188、Spark 2.0之Dataset开发详解-基础操作:持
2019-02-11 本文已影响0人
ZFH__ZJ
基础操作
持久化
cache、persist
持久化,如果要对一个dataset重复计算两次的话,那么建议先对这个dataset进行持久化再进行操作,避免重复计算
创建临时视图
createTempView、createOrReplaceTempView
创建临时视图,主要是为了,可以直接对数据执行sql语句
获取执行计划
explain
获取spark sql的执行计划
dataframe/dataset,比如执行了一个sql语句获取的dataframe,实际上内部包含一个logical plan,逻辑执行计划
实际执行的时候,首先会通过底层的catalyst optimizer,生成物理执行计划,比如说会做一些优化,比如push filter
还会通过whole-stage code generation技术去自动化生成代码,提升执行性能
查看schema
printSchema
写数据到外部存储
write
dataset与dataframe互相转换
as、toDF
代码
object BasicOperation {
case class Employee(name: String, age: Long, depId: Long, gender: String, salary: Long)
def main(args: Array[String]): Unit = {
val sparkSession = SparkSession
.builder()
.appName("BasicOperation")
.master("local")
.getOrCreate()
import sparkSession.implicits._
val employeePath = this.getClass.getClassLoader.getResource("employee.json").getPath
val employeeDF = sparkSession.read.json(employeePath)

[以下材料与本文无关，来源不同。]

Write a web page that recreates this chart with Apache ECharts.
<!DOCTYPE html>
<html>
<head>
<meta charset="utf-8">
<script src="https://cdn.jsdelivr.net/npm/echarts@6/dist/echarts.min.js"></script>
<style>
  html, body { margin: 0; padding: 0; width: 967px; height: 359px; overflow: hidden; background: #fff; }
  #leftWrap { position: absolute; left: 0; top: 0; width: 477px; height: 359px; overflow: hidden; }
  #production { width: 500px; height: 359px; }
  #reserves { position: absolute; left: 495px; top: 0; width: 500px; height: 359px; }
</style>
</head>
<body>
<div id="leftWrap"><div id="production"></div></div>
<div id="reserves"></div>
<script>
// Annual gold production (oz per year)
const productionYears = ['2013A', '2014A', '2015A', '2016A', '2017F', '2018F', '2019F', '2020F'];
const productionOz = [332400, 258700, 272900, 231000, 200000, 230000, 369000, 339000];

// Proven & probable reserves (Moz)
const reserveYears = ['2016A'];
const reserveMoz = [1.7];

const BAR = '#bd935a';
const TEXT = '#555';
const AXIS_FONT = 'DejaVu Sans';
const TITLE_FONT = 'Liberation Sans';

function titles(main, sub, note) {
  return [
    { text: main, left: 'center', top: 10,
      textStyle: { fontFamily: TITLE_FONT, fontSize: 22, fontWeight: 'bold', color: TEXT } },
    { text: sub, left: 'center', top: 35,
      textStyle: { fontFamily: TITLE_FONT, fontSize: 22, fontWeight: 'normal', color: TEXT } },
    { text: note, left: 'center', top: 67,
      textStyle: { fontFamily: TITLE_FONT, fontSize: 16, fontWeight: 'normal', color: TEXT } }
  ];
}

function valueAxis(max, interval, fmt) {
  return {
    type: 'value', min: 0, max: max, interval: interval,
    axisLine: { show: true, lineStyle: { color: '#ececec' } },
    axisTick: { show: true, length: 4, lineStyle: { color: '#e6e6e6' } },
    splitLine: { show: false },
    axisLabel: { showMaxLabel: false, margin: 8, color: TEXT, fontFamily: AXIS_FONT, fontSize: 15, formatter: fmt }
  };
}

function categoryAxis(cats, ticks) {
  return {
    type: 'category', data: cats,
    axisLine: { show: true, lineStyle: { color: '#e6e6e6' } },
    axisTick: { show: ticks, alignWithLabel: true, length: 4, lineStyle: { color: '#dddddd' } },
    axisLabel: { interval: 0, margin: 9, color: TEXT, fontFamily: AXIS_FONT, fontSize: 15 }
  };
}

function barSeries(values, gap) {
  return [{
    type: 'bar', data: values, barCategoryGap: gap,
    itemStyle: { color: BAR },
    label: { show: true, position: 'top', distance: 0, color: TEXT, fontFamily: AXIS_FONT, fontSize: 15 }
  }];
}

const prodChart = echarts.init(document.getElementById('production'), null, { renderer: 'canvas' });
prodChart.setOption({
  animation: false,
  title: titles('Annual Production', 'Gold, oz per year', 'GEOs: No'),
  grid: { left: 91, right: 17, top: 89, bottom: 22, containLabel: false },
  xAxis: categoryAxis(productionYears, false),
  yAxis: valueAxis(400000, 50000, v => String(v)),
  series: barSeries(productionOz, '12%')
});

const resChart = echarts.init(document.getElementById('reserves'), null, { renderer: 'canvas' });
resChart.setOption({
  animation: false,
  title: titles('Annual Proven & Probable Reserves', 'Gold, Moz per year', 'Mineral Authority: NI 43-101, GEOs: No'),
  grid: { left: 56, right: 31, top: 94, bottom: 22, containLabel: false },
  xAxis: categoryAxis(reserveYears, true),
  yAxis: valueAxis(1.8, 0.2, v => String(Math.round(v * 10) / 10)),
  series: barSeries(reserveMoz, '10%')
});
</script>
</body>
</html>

println(employeeDF.count())
println(employeeDF.count())
employeeDF.cache()
println(employeeDF.count())
employeeDF.createOrReplaceTempView("employees")
sparkSession.sql("select * from employees where age < 30").show()
sparkSession.sql("select * from employees where age < 30").explain()
employeeDF.printSchema()
val employeeWithAgeGreaterThen30DF = sparkSession.sql("select * from employee where age > 30")
employeeWithAgeGreaterThen30DF.write.json("C:\\Users\\Administrator\\Desktop\\employeeWithAgeGreaterThen30DF.json")
val employeeDS = employeeDF.as[Employee]
employeeDS.show()
employeeDS.printSchema()
val employeeDF2 = employeeDS.toDF()
employeeDF2.show()
}
}